Let’s start simple, with a grid and a sphere, and use these as our test subjects. Also, drop in a camera. We’ll need this to tell V-Ray what to render.
Switch over to the out context. In here, we’ll add in a vray render node, which should automatically add in the vrayIpr node as well. The vray node should already have the camera we created in the “Camera” parameter.
For reasons I am not fully aware of, V-Ray Toon effects currently only work in CPU. Make sure that Mode is set to CPU.
Press “Render To Disk” to start a really basic render and automatically bring the VFB (V-Ray Frame Buffer), where your render will occur. For this instance, I’ll dock the window to the right of Houdini. V-Ray automatically adds very primitive lighting to a scene with no lights. We’ll fix the light after we’ve set up the Toon effect.
Add in an V-Ray Environment node in the out context. Double click to dive inside it.
Add the V-Ray Toon Effect node. It is an atmospheric node that allows for a toon effect on the entire scene. This node also contains some parameters to tweak the toon effect. At the moment, even if you render, nothing will happen. We’re about to fix that.
Jump back to the out context, and select the vray render node. There’s a parameter called “environment.” This is where you will reference the vray environment we just created, enabling the toon effect.
Press render and you’ll get a (not very exciting) toon effect on the image!
Let’s add the toon material now, to give it more of a cartoony look. Got the mat context, and drop in a vray toon material.
Just to make sure things are working, change the diffuse color to something other than the default. For this instance, I’ll pick a shade of blue.
Now, hop back the obj context, and assign the toon material to the sphere, then press render. Also, add a V-Ray Directional Light, to just help the render look a little better. Once you assign the material, its likely the object will turn black in the viewport.
We have a Toon Effect! Now, let’s say you have point colors on your object, and you’d like to view that on the sphere. For this, let’s give the sphere some color attributes. I dropped in a color sop, and set it point and then color type to bounding box. Additionally, I set the display mode to wireframe, as having the toon material globally applied disables my color preview.
Next up is to read the attributes from the sphere into the material.
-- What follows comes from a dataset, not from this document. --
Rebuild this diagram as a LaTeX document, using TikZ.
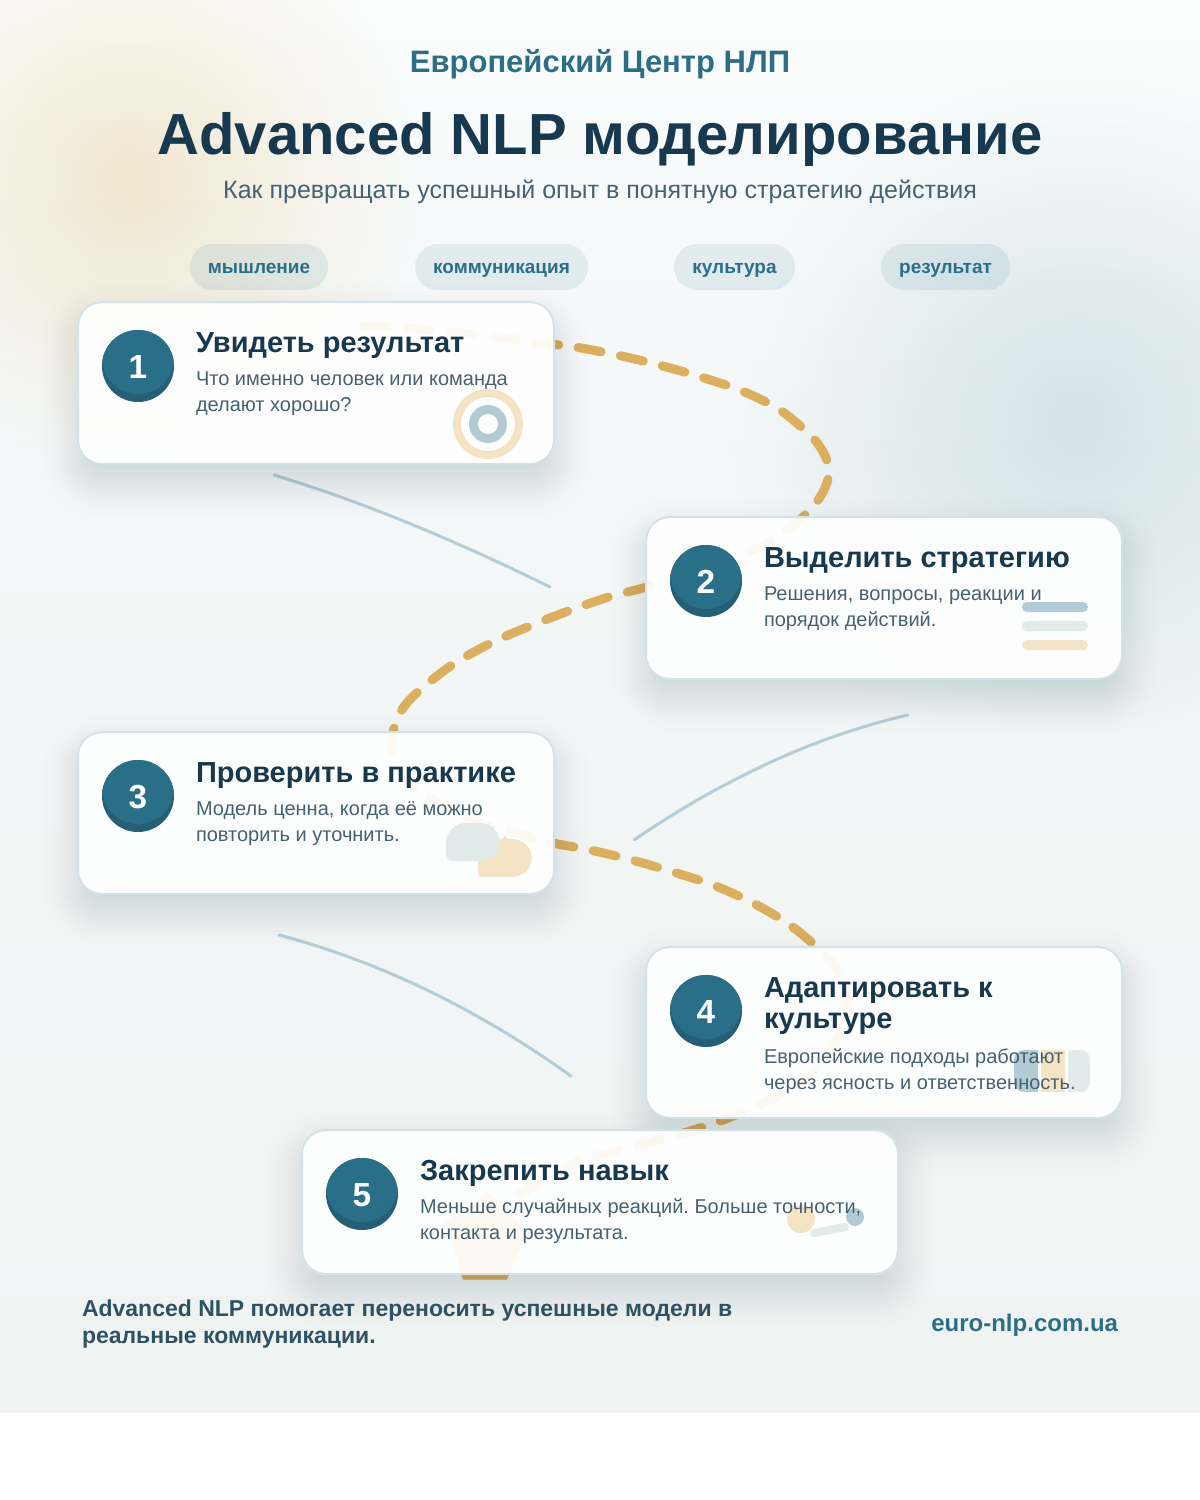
\documentclass[tikz,border=0pt]{standalone}
\usepackage{fontspec}
\setmainfont{Liberation Sans}
\usetikzlibrary{fadings}
\definecolor{tealc}{HTML}{2A6F88}
\definecolor{tealdark}{HTML}{245F75}
\definecolor{navy}{HTML}{17394F}
\definecolor{slate}{HTML}{466272}
\definecolor{footc}{HTML}{2F5263}
\definecolor{goldc}{HTML}{DBAF5B}
\definecolor{cardline}{HTML}{D3E1E8}
\definecolor{thinc}{HTML}{B5CDD6}
\definecolor{icblue}{HTML}{B3CBD5}
\definecolor{icmint}{HTML}{E0EBEA}
\definecolor{icsand}{HTML}{F4E4C4}
\definecolor{glowsand}{HTML}{E6C98C}
\definecolor{glowblue}{HTML}{A9C6D4}
\definecolor{shadowc}{HTML}{1F3F4F}
\definecolor{bgtop}{HTML}{FBFDFD}
\definecolor{bgmid}{HTML}{F3F7F7}
\definecolor{bgbot}{HTML}{EFF4F3}
\tikzfading[name=glowfade, inner color=transparent!0, outer color=transparent!100]
\tikzset{
  x=0.75pt, y=-0.75pt,
  every node/.style={inner sep=0pt, outer sep=0pt},
  cardbox/.style={rounded corners=18pt, fill=white, fill opacity=0.92, draw=cardline, line width=1.5pt, anchor=north west},
  disc/.style={circle, minimum size=54pt, fill=tealdark, text=white, font=\fontsize{25}{30}\selectfont\bfseries,
    path picture={\fill[tealc] ([yshift=6pt]path picture bounding box.center) circle (27pt);}},
  cardtitle/.style={anchor=base west, align=left, text=navy, font=\fontsize{21.75}{23.25}\selectfont\bfseries},
  cardbody/.style={anchor=base west, text=slate, font=\fontsize{15}{19.5}\selectfont},
  pill/.style={rounded corners=17.25pt, fill=tealc, fill opacity=0.1, anchor=north west},
  pilltext/.style={anchor=base, text=tealc, font=\fontsize{14.25}{17}\selectfont\bfseries},
  goldpath/.style={draw=goldc, line width=6.75pt, line cap=round, line join=round, dash pattern=on 17.6pt off 14.7pt},
  thinpath/.style={draw=thinc, line width=2.25pt, line cap=round},
}
\newcommand\cardshadow[4]{%
  \begin{scope}[even odd rule]
    \clip[rounded corners=18pt] (#1,#2) rectangle (#3,#4) [sharp corners] (-50,-50) rectangle (1250,1550);
    \foreach \s in {36,32,...,-36}{%
      \pgfmathsetmacro\rr{max(3,(24+\s)*0.75)}
      \pgfmathsetmacro\aa{0.0136*exp(-\s*\s/800)}
      \fill[shadowc, fill opacity=\aa, rounded corners=\rr pt]
        ({#1-\s},{#2+18-\s}) rectangle ({#3+\s},{#4+18+\s});
    }
  \end{scope}}
\newcommand\digit[1]{\raisebox{-0.75pt}[\height][0pt]{#1}}
\begin{document}
\frenchspacing
\begin{tikzpicture}
\useasboundingbox (0,0) rectangle (1200,1500);
% page background
\fill[white] (0,0) rectangle (1200,1500);
\begin{scope}
  \clip (0,0) rectangle (1200,1412.5);
  \shade[top color=bgtop, bottom color=bgmid] (0,0) rectangle (1200,480);
  \shade[top color=bgmid, bottom color=bgbot] (0,480) rectangle (1200,1412.5);
  \fill[glowsand, fill opacity=0.38, path fading=glowfade] (130,180) circle (285);
  \fill[glowblue, fill opacity=0.42, path fading=glowfade] (1077,420) circle (345);
\end{scope}
% header
\node[anchor=base, text=tealc, font=\fontsize{23.25}{28}\selectfont\bfseries] (kicker) at (600,72) {Европейский Центр НЛП};
\node[anchor=base, text=navy, font=\fontsize{43.5}{50}\selectfont\bfseries] (maintitle) at (600,154.5) {Advanced NLP моделирование};
\node[anchor=base, text=slate, font=\fontsize{18.75}{24}\selectfont] (subtitle) at (600,198.5) {Как превращать успешный опыт в понятную стратегию действия};
% pills
\path[pill] (190,244) rectangle (328,290);
\path[pill] (415,244) rectangle (588,290);
\path[pill] (674,244) rectangle (795,290);
\path[pill] (881,244) rectangle (1010,290);
\node[pilltext] (p1) at (259,273) {мышление};
\node[pilltext] (p2) at (501.5,273) {коммуникация};
\node[pilltext] (p3) at (734.5,273) {культура};
\node[pilltext] (p4) at (945.5,273) {результат};
% thin curves
\coordinate (a1) at (274,475); \coordinate (a2) at (550,587);
\coordinate (b1) at (908,715); \coordinate (b2) at (634,840);
\coordinate (c1) at (279,935); \coordinate (c2) at (571,1076);
\draw[thinpath] (a1) .. controls (358,500.3) and (450,537.7) .. (a2);
\draw[thinpath] (b1) .. controls (816.7,736) and (725.3,777.7) .. (b2);
\draw[thinpath] (c1) .. controls (379.7,961.7) and (477,1008.7) .. (c2);
% gold dashed route
\draw[goldpath] plot[smooth, tension=0.55] coordinates {
 (364,325) (405,328) (447,332) (490,336) (533,342) (575,347) (617,355) (659,365) (701,377) (742,391) (780,410)
 (813,438) (826,458) (829,474) (822,494) (806,514) (783,532) (747,553) (653,585) (612,596) (571,610) (530,626) (491,643)
 (452,665) (420,690) (403,708) (394,728) (392,752) (400,770) (415,788) (470,820) (507,830) (548,842) (590,850) (632,860) (673,872)
 (713,885) (753,903) (790,925) (823,953) (842,978) (848,1005) (840,1035) (815,1070) (783,1093) (743,1112) (703,1127)
 (662,1139) (620,1150) (577,1162) (540,1182) (490,1214)};
\fill[goldc] (463,1279.5) -- (507,1279.5) -- (527,1232) -- (488,1192) -- (445,1222) -- cycle;
% card 1
\cardshadow{77}{301}{555}{464}
\node[cardbox, minimum width=357pt, minimum height=121.5pt] (card1) at (78,302) {};
\draw[icsand, line width=6pt] (488,424) circle (31);
\draw[icblue, line width=6.75pt] (488,424) circle (14.5);
\node[disc] (n1) at (138,366) {\digit{1}};
\node[cardtitle] (t1) at (196,352) {Увидеть результат};
\node[cardbody] (b1a) at (196,385) {Что именно человек или команда};
\node[cardbody] (b1b) at (196,411) {делают хорошо?};
% card 2
\cardshadow{645}{516}{1123}{679}
\node[cardbox, minimum width=357pt, minimum height=121.5pt] (card2) at (646,517) {};
\fill[icblue, rounded corners=3.7pt] (1022,602) rectangle (1088,612);
\fill[icmint, rounded corners=3.7pt] (1022,621) rectangle (1088,631);
\fill[icsand, rounded corners=3.7pt] (1022,640) rectangle (1088,650);
\node[disc] (n2) at (706,581) {\digit{2}};
\node[cardtitle] (t2) at (764,567) {Выделить стратегию};
\node[cardbody] (b2a) at (764,600) {Решения, вопросы, реакции и};
\node[cardbody] (b2b) at (764,626) {порядок действий.};
% card 3
\cardshadow{77}{731}{555}{894}
\node[cardbox, minimum width=357pt, minimum height=121.5pt] (card3) at (78,732) {};
\fill[icsand] (505,839) [rounded corners=15pt] -- (532,839) -- (532,877) -- (490,877) [rounded corners=3pt] -- (478,877) -- (478,839) -- (505,839) -- cycle;
\fill[icmint] (446,842) [rounded corners=15pt] -- (446,823) -- (500,823) -- (500,861) -- (460,861) [rounded corners=4pt] -- (446,861) -- (446,842) -- cycle;
\node[disc] (n3) at (138,796) {\digit{3}};
\node[cardtitle] (t3) at (196,782) {Проверить в практике};
\node[cardbody] (b3a) at (196,815) {Модель ценна, когда её можно};
\node[cardbody] (b3b) at (196,841) {повторить и уточнить.};
% card 4
\cardshadow{645}{946}{1123}{1118}
\node[cardbox, minimum width=357pt, minimum height=128.25pt] (card4) at (646,947) {};
\begin{scope}
  \clip[rounded corners=7.5pt] (1014,1050) rectangle (1090,1092);
  \fill[icblue] (1014,1050) rectangle (1038,1092);
  \fill[icsand] (1041,1050) rectangle (1065,1092);
  \fill[icmint] (1068,1050) rectangle (1090,1092);
\end{scope}
\node[disc] (n4) at (706,1011) {\digit{4}};
\node[cardtitle] (t4a) at (764,997) {Адаптировать к};
\node[cardtitle] (t4b) at (764,1028) {культуре};
\node[cardbody] (b4a) at (764,1063) {Европейские подходы работают};
\node[cardbody] (b4b) at (764,1089) {через ясность и ответственность.};
% card 5
\cardshadow{301}{1129}{899}{1275}
\node[cardbox, minimum width=447pt, minimum height=108pt] (card5) at (302,1130) {};
\fill[icsand] (801,1219) circle (14);
\fill[icblue] (855,1217) circle (9);
\draw[icmint, line width=6pt, line cap=round] (814,1233) -- (845,1227);
\node[disc] (n5) at (362,1194) {\digit{5}};
\node[cardtitle] (t5) at (420,1180) {Закрепить навык};
\node[cardbody] (b5a) at (420,1213) {Меньше случайных реакций. Больше точности,};
\node[cardbody] (b5b) at (420,1239) {контакта и результата.};
% footer
\node[anchor=base west, text=footc, font=\fontsize{17.25}{20}\selectfont\bfseries] (f1) at (82,1316.5) {Advanced NLP помогает переносить успешные модели в};
\node[anchor=base west, text=footc, font=\fontsize{17.25}{20}\selectfont\bfseries] (f2) at (82,1343.5) {реальные коммуникации.};
\node[anchor=base east, text=tealc, font=\fontsize{18}{22}\selectfont\bfseries] (site) at (1118,1331) {euro-nlp.com.ua};
\end{tikzpicture}
\end{document}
To do this, you can switch over to the mat context, and add a vray user color node, and connect this to the diffuse. This automatically overwrite the previous color setting.
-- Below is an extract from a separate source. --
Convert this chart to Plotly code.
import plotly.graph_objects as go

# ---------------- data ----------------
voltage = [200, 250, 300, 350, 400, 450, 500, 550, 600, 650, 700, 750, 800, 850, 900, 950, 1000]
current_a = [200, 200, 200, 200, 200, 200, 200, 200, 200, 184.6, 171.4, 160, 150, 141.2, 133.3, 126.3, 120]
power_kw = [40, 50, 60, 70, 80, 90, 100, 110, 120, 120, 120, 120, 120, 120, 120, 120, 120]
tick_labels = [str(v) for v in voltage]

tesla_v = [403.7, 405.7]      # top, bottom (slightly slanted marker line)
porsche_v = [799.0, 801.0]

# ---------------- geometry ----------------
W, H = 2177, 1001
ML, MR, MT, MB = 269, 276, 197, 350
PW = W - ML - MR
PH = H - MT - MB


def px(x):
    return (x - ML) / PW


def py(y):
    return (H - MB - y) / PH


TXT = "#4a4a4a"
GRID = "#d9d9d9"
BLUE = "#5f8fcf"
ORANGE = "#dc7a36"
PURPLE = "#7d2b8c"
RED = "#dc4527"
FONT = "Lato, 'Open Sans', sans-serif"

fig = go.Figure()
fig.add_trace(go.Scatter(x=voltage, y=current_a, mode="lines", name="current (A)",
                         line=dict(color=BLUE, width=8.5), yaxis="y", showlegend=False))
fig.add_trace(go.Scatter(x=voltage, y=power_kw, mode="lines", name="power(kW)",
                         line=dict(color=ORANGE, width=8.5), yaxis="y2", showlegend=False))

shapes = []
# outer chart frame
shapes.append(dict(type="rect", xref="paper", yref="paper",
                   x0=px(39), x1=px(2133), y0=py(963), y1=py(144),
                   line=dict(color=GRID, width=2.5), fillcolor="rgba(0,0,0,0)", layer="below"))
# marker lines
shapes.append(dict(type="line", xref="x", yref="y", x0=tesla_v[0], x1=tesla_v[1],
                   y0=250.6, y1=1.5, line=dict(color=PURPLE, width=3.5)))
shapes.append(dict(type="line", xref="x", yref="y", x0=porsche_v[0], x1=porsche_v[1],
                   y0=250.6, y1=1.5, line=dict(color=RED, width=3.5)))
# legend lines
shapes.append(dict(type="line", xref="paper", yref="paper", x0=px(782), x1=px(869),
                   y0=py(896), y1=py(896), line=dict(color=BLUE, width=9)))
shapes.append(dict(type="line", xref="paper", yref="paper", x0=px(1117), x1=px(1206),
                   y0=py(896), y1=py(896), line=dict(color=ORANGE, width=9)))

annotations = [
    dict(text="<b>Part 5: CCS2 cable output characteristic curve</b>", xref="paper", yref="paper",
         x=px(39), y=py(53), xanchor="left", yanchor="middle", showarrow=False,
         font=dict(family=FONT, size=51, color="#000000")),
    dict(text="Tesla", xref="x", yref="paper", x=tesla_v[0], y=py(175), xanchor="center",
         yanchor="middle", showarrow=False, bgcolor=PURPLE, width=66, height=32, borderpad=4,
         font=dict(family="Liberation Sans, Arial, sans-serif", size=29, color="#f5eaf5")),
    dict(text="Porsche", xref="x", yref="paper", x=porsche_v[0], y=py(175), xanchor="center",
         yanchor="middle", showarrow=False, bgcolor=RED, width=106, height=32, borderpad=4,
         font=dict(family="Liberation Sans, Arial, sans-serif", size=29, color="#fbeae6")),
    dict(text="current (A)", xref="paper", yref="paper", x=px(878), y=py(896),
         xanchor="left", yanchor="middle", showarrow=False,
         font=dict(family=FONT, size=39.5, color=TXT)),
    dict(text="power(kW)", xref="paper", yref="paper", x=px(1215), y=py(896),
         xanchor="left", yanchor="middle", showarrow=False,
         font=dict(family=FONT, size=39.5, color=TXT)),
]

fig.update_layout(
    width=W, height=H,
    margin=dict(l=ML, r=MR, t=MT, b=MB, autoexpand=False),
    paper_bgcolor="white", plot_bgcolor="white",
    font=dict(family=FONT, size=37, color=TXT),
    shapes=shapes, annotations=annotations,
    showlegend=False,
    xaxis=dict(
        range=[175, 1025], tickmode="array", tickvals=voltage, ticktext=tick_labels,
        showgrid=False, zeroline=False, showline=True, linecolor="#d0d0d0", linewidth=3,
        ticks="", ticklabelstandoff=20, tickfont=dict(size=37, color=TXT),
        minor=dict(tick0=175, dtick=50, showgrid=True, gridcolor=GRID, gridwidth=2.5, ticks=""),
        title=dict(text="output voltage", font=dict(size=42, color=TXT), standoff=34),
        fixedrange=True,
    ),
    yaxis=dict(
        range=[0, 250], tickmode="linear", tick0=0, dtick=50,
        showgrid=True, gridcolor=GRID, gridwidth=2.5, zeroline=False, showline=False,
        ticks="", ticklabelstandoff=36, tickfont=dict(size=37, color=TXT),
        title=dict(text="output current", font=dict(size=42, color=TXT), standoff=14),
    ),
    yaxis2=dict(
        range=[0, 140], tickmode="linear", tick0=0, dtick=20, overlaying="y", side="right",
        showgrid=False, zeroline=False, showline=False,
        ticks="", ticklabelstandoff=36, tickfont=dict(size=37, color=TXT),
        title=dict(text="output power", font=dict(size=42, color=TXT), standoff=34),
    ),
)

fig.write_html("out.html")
Press Render! and You should have something reading the color attribute of the geometry.
One more thing: The vray toon effect node within the vray environment node also controls different aspects of the linework. For example, if you disable the “Use Main Line Controls” you’ll have more control over the linework.
There’s a ton more things to explore with the Toon effects within V-Ray Houdini, but this should provide a fairly simple set up and introduction on getting started with it. Also, this is probably one of the few times in which playing around with the render settings, such as the noise control, can enhance and add more of that hand-drawn feel to your toon render.